Egypt and Sudan have refused to put in place an agreement that would secure the future of the River Nile, which is the backbone of agriculture for nine North African countries, leaving the river’s future in limbo. But there are signs that the new government in Egypt could adopt a more co-operative stance and open the way for countries such as Ethiopia and Kenya to further their economic development using Nile water.
The deadline for the signing of the proposed Nile Basin agreement passed without the signatures of Egypt, Sudan and the Democratic Republic of Congo. The agreement, more than a decade in making, would secure the waters of the Nile to ensure that dams, hydropower and agriculture can all flourish. Six countries have signed the text: Ethiopia, Uganda, Kenya, Tanzania, Burundi and Rwanda.
One of the main sources of contention is Ethiopia’s proposal to build hydroelectric dams on the river, from which it could export energy to other African nations. Egypt is concerned that the dams would reduce the water flow vital to its agriculture. But the disputes stretch back nearly a century.
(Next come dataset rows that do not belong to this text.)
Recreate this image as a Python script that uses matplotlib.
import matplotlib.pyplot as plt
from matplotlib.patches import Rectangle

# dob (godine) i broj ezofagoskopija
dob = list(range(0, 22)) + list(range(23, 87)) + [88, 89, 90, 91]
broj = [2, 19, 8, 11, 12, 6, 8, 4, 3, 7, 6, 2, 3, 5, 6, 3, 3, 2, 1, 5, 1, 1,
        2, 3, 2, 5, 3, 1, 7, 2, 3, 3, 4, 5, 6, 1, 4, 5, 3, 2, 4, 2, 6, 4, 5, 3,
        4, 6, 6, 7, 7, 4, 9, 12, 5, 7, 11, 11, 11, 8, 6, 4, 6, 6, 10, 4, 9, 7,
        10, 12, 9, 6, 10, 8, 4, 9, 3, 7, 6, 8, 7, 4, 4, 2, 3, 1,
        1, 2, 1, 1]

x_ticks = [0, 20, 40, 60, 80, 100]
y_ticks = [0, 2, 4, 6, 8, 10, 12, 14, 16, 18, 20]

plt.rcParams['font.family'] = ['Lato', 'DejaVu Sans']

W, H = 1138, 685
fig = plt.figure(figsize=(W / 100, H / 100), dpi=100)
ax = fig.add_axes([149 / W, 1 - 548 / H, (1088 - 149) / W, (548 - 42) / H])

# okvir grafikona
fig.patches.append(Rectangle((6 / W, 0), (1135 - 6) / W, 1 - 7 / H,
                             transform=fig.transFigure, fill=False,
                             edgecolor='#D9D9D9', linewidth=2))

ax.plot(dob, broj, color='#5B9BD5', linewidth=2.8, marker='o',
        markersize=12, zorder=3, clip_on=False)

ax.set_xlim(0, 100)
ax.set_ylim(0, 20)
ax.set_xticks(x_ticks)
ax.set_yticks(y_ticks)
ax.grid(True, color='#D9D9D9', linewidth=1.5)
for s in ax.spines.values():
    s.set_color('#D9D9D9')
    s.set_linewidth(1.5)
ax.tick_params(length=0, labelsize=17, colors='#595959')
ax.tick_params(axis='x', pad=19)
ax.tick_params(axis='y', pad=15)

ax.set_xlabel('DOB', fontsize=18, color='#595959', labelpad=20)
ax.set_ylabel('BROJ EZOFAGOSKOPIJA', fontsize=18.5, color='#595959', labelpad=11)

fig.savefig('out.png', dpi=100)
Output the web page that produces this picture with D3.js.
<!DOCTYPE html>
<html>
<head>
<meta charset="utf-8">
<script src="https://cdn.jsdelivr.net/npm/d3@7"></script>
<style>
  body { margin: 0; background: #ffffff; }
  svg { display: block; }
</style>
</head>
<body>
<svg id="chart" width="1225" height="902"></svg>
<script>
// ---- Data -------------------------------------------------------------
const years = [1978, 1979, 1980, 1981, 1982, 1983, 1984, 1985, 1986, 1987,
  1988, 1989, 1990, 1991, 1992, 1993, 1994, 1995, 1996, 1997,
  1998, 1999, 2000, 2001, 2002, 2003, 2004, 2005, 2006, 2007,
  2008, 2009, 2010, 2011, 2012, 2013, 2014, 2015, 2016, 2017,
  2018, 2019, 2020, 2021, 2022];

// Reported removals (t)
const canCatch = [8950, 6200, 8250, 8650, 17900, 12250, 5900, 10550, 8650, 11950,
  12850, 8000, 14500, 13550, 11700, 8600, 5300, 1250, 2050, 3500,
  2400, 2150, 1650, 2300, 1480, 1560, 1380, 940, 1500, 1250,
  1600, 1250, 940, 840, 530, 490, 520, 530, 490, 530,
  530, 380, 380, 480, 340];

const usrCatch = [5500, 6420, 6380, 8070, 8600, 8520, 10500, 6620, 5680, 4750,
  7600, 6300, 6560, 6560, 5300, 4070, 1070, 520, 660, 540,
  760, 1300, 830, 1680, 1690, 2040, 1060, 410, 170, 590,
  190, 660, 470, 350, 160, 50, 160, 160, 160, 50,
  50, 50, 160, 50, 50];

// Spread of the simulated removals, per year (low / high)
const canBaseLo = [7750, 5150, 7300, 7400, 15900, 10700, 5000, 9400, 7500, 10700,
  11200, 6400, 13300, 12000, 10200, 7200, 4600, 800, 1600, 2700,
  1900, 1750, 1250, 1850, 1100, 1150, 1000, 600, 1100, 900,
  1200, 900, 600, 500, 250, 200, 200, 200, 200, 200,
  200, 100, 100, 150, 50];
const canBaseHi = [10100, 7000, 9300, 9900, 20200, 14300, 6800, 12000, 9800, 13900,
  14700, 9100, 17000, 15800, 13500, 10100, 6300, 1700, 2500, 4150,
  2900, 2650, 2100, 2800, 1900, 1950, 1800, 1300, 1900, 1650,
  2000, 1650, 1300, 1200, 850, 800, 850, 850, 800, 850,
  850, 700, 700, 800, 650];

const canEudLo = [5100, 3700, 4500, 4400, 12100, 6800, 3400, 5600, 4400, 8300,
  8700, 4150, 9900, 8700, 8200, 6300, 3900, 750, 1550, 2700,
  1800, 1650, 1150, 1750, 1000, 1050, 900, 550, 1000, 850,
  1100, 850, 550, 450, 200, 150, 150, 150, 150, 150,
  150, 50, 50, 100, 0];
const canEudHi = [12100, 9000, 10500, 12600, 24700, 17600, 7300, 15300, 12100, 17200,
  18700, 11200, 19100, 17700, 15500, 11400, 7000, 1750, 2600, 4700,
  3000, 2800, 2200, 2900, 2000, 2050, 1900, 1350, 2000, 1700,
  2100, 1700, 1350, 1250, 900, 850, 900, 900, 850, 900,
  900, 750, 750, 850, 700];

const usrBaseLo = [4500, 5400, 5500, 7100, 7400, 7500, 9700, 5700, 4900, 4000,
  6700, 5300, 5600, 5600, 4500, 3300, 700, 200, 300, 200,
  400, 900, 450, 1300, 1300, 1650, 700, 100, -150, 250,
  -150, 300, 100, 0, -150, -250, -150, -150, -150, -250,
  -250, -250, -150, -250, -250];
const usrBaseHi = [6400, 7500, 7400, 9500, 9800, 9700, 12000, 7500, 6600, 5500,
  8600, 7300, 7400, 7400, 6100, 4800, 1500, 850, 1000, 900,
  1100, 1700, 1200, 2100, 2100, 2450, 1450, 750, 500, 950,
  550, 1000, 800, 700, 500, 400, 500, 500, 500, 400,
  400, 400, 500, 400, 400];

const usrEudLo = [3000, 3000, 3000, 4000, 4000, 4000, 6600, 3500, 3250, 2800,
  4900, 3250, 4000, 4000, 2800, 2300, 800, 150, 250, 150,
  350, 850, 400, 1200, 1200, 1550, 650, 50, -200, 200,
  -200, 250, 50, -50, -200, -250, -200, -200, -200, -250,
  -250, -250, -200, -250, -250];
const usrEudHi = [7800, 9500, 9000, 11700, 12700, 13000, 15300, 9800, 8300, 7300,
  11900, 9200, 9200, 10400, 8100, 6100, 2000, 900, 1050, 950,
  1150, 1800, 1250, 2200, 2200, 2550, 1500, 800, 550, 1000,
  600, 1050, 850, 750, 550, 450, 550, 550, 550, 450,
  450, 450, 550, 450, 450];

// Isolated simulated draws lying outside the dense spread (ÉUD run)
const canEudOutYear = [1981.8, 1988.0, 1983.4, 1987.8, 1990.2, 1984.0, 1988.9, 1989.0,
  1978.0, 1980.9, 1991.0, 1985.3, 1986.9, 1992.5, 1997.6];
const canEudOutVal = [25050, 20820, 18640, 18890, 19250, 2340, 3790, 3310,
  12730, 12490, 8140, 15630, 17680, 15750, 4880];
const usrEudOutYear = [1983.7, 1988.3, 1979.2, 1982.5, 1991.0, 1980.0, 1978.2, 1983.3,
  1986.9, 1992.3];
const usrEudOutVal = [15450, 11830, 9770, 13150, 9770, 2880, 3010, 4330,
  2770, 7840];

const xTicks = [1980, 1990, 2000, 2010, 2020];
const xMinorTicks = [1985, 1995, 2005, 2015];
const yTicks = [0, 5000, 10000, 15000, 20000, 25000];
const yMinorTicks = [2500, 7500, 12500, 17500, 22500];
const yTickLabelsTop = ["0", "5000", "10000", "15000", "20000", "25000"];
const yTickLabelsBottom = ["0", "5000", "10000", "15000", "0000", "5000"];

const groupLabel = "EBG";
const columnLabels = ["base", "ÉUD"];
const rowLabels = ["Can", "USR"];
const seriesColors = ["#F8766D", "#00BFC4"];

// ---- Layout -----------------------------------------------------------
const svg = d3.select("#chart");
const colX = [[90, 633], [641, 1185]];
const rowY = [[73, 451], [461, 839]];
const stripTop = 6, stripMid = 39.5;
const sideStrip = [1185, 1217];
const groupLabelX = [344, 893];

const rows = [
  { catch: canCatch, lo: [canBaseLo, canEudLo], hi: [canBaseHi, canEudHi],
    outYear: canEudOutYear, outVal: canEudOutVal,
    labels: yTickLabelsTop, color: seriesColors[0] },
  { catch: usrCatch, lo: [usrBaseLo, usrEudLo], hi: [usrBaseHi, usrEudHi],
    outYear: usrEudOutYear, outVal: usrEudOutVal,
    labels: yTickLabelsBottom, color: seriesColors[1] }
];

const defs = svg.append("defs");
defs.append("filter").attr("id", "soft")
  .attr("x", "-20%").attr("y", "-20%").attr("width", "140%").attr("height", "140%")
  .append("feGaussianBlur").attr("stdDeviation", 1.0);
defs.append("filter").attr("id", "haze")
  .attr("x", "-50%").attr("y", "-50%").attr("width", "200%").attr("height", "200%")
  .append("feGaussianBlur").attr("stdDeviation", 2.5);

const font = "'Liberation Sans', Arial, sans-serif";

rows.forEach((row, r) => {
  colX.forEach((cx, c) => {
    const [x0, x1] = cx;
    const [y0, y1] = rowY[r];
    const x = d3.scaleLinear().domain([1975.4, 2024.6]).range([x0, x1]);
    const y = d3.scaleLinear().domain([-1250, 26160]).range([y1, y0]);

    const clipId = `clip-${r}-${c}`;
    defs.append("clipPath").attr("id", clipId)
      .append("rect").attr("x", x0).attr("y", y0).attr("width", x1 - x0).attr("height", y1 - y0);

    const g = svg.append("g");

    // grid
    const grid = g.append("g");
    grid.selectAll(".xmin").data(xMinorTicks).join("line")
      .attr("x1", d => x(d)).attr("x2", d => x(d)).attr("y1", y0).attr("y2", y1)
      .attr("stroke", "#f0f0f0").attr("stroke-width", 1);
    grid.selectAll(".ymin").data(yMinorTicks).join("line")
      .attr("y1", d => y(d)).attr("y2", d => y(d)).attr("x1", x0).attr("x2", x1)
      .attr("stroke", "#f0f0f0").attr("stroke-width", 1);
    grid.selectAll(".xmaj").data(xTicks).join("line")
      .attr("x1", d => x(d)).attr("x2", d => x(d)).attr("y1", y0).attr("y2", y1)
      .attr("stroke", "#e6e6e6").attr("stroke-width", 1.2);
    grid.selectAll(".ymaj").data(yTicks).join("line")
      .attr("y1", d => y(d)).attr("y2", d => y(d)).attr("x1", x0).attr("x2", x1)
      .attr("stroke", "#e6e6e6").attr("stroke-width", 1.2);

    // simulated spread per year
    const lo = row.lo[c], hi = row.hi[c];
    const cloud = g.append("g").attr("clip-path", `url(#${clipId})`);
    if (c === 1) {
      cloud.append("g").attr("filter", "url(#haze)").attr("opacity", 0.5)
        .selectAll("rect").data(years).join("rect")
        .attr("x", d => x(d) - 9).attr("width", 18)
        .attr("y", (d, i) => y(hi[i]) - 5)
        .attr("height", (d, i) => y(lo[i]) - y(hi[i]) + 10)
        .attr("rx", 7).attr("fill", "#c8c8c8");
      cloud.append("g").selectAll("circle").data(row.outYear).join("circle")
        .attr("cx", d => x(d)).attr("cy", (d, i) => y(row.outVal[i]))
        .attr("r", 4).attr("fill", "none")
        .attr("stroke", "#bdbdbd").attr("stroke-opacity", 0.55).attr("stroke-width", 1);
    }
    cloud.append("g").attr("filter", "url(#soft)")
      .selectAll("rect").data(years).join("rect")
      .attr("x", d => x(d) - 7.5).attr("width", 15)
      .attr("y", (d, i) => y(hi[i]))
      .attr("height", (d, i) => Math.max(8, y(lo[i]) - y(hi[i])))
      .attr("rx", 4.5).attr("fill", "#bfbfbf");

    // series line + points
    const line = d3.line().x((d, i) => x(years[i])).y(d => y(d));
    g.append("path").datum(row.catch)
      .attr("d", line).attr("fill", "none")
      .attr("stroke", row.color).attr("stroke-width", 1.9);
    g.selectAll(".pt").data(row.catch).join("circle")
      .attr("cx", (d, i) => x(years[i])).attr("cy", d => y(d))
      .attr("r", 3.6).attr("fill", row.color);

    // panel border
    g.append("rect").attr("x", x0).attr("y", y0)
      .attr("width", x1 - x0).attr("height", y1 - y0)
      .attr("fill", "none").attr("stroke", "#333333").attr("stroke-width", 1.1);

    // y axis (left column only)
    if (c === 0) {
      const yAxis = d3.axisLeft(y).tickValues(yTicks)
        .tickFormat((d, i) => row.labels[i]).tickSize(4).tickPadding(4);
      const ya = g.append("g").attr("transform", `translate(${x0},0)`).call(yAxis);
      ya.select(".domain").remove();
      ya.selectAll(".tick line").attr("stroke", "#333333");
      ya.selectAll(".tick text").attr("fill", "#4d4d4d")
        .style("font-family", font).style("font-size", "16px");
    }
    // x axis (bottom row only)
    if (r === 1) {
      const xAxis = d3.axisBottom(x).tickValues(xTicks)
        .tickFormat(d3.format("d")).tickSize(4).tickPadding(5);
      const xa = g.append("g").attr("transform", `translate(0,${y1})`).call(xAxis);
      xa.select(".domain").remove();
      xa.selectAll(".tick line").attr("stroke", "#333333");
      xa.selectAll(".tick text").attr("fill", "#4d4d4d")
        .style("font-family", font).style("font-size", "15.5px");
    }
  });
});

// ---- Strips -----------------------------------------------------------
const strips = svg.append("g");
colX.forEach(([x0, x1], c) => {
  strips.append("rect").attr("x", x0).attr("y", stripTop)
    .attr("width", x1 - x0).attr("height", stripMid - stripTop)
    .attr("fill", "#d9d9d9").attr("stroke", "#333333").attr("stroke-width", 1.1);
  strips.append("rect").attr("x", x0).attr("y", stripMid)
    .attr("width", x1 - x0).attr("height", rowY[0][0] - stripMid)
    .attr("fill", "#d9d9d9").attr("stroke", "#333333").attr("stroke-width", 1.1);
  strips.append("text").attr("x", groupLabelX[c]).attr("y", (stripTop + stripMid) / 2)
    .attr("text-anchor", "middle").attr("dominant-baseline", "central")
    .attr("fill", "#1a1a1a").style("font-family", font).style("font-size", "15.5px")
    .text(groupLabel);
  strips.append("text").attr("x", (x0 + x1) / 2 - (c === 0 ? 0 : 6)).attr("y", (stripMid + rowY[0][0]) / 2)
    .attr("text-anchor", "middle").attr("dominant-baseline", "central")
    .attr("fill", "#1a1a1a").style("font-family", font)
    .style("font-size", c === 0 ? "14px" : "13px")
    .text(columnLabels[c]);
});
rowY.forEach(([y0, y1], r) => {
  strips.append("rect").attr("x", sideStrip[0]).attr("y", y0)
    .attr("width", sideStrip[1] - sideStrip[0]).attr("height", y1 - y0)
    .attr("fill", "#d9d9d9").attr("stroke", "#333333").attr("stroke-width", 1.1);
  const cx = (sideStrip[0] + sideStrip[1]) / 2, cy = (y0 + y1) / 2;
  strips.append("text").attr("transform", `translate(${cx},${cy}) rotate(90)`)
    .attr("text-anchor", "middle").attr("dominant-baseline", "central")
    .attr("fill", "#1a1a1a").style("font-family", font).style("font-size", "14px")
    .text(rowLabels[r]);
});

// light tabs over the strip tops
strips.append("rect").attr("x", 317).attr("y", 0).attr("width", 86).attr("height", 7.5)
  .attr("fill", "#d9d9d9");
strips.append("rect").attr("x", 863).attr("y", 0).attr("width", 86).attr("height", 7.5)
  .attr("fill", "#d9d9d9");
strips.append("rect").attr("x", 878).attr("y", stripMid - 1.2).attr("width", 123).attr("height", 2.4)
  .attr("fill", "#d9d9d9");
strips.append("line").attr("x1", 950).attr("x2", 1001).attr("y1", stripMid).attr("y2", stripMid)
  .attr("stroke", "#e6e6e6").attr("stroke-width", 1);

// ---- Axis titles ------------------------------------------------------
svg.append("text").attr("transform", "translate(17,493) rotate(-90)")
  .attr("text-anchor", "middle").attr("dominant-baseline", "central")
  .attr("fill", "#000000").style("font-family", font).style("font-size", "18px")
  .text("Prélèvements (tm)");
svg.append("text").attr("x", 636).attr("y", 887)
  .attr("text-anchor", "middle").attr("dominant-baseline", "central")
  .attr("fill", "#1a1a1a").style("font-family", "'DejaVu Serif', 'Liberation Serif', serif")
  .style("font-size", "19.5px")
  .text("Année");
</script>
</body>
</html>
In 1929, an attempt to secure the Nile for the benefit of Egypt and Britain, as the colonial power, resulted in treaties that still mean surrounding countries effectively have to seek permission from Egypt in order to make use of the Nile’s water. This is now unacceptable to the other countries.
A cruise liner on the River Nile. Although the source of the Nile is in Uganda, colonial masters handed sole power of the river to Egypt where it ends its long journey across several other African countries.
Ana Cascao, project manager at the Stockholm International Water Institute, said: “This would be a historic agreement. Without Egypt and Sudan, we are still in a standby situation. But I am hopeful that the new government later this year will change this.”